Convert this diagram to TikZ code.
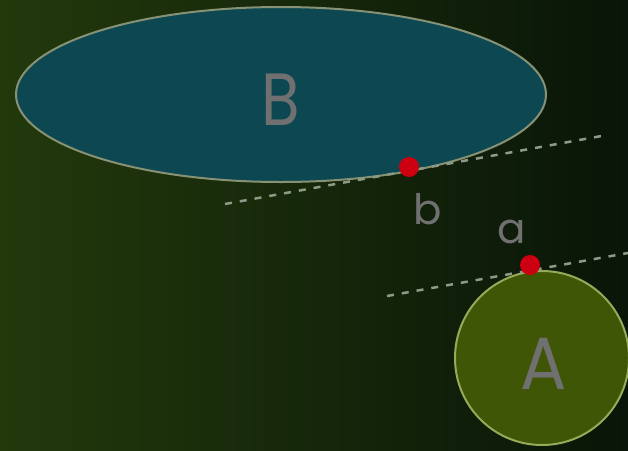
\documentclass[tikz,border=0pt]{standalone}
\usepackage{fontspec}
\setmainfont{Poppins}
\usetikzlibrary{shapes.geometric,shadings}
\definecolor{bgL}{RGB}{34,57,12}
\definecolor{bgM}{RGB}{14,31,10}
\definecolor{bgR}{RGB}{9,21,8}
\definecolor{tealfill}{RGB}{13,72,82}
\definecolor{tealedge}{RGB}{135,145,115}
\definecolor{olivefill}{RGB}{62,86,6}
\definecolor{oliveedge}{RGB}{150,170,90}
\definecolor{txtgray}{RGB}{112,112,112}
\definecolor{dashgray}{RGB}{140,155,135}
\definecolor{dotred}{RGB}{204,0,16}
\tikzset{
  tangentline/.style={draw=dashgray, line width=2.5pt, dash pattern=on 7pt off 8pt},
  reddot/.style={circle, fill=dotred, minimum size=20pt, inner sep=0pt},
  biglabel/.style={text=txtgray, font=\fontsize{74}{76}\selectfont, anchor=base, inner sep=0pt},
  smalllabel/.style={text=txtgray, font=\fontsize{42}{44}\selectfont, anchor=base, inner sep=0pt}
}
\begin{document}
\begin{tikzpicture}[x=1pt,y=-1pt]
\useasboundingbox (0,0) rectangle (628,450);
\shade[left color=bgL, middle color=bgM, right color=bgR] (0,0) rectangle (628,450);
% ellipse B
\node[ellipse, draw=tealedge, line width=2pt, fill=tealfill, minimum width=530pt, minimum height=175pt, inner sep=0pt] (B) at (281,94.5) {};
\node[biglabel] (Blabel) at (281,125) {\scalebox{0.85}[1]{B}};
% circle A
\node[circle, draw=oliveedge, line width=2pt, fill=olivefill, minimum size=174pt, inner sep=0pt] (A) at (542,358) {};
\node[biglabel] (Alabel) at (544,389) {\scalebox{0.93}[1]{A}};
% tangent lines
\coordinate (b1) at (225,204);
\coordinate (b2) at (607,135);
\coordinate (a1) at (387,296);
\coordinate (a2) at (628,253);
\draw[tangentline] (b1) -- (b2);
\draw[tangentline] (a1) -- (a2);
% points
\node[reddot] (pb) at (409,167) {};
\node[reddot] (pa) at (530,265) {};
\node[smalllabel] (lb) at (427.5,224) {b};
\node[smalllabel] (la) at (512,243) {a};
\end{tikzpicture}
\end{document}
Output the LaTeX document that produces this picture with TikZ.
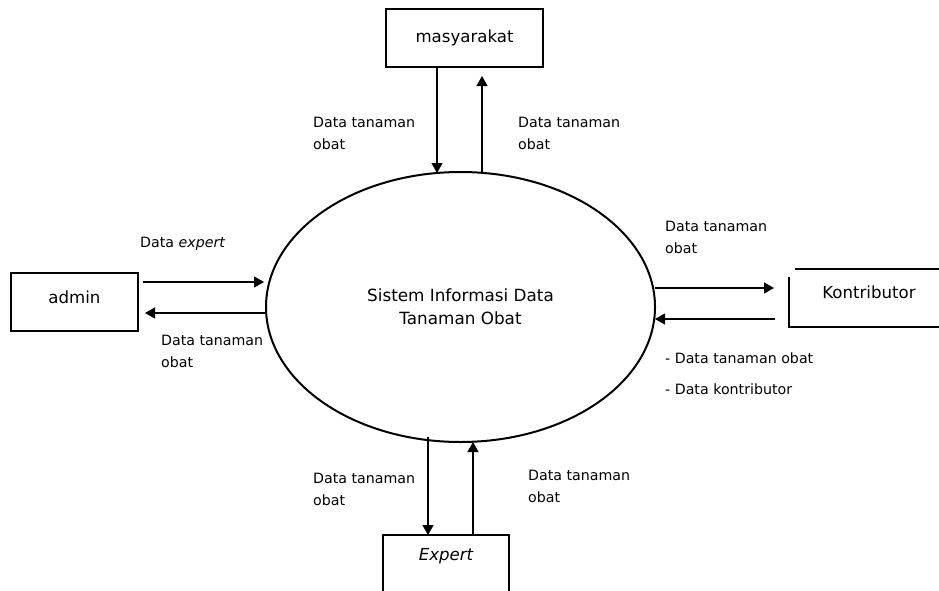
\documentclass[tikz,border=0pt]{standalone}
\usepackage{fontspec}
\setmainfont{DejaVu Sans}
\usetikzlibrary{arrows.meta,shapes.geometric}
\begin{document}
\begin{tikzpicture}[x=1pt,y=-1pt,
  entity/.style={draw,line width=2pt,inner sep=0pt},
  flow/.style={line width=1.2pt,-{Triangle[length=10pt,width=11pt]}},
  lbl/.style={anchor=base west,align=left,inner sep=0pt,font=\fontsize{14.2}{21.5}\selectfont},
  ename/.style={inner sep=0pt,font=\fontsize{16.6}{20}\selectfont}]
\useasboundingbox (0,0) rectangle (939,590);
\fill[white] (0,0) rectangle (939,590);

% central process
\node[ellipse,draw,line width=2pt,minimum width=389pt,minimum height=270pt,inner sep=0pt,
  align=center,font=\fontsize{16.8}{23}\selectfont] (sys) at (460.5,307)
  {Sistem Informasi Data\\Tanaman Obat};

% external entities
\node[entity,minimum width=157pt,minimum height=58pt] (mas) at (464.5,38) {};
\node[ename] at (mas) {masyarakat};
\node[entity,minimum width=127pt,minimum height=58pt] (adm) at (74.5,302) {};
\node[ename] at (74.5,297) {admin};
\node[ename] (kon) at (869,292) {Kontributor};
\draw[line width=2pt] (795,269) -- (939,269);
\draw[line width=2pt] (789,277) -- (789,327) -- (939,327);
\draw[line width=2pt] (383,596) -- (383,535) -- (509,535) -- (509,596);
\node[ename,font=\fontsize{16.6}{20}\selectfont\itshape] (exp) at (446,556) {Expert};

% connector end points
\coordinate (m1) at (437,68);
\coordinate (s1) at (437,173);
\coordinate (s2) at (482,172);
\coordinate (m2) at (482,76);
\coordinate (a1) at (143,282);
\coordinate (s3) at (264,282);
\coordinate (s4) at (266,313);
\coordinate (a2) at (145,313);
\coordinate (s5) at (655,288);
\coordinate (k1) at (774,288);
\coordinate (k2) at (775,319);
\coordinate (s6) at (655,319);
\coordinate (s7) at (428,437);
\coordinate (e1) at (428,535);
\coordinate (e2) at (473,535);
\coordinate (s8) at (473,442);

\draw[flow] (m1) -- (s1);
\draw[flow] (s2) -- (m2);
\draw[flow] (a1) -- (s3);
\draw[flow] (s4) -- (a2);
\draw[flow] (s5) -- (k1);
\draw[flow] (k2) -- (s6);
\draw[flow] (s7) -- (e1);
\draw[flow] (e2) -- (s8);

% flow labels (base anchor sits on the last line)
\node[lbl] at (313,149) {Data tanaman\\obat};
\node[lbl] at (518,149) {Data tanaman\\obat};
\node[lbl] at (140,247) {Data \textit{expert}};
\node[lbl] at (161,367) {Data tanaman\\obat};
\node[lbl] at (665,253) {Data tanaman\\obat};
\node[lbl] at (665,363) {- Data tanaman obat};
\node[lbl] at (665,394) {- Data kontributor};
\node[lbl] at (313,505) {Data tanaman\\obat};
\node[lbl] at (528,502) {Data tanaman\\obat};
\end{tikzpicture}
\end{document}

- **WHAT YOU NEED TO DO**: Reproduce each line holding the word "this".

- **FULL SOLUTION**:
Convert this diagram to TikZ code.
Output the LaTeX document that produces this picture with TikZ.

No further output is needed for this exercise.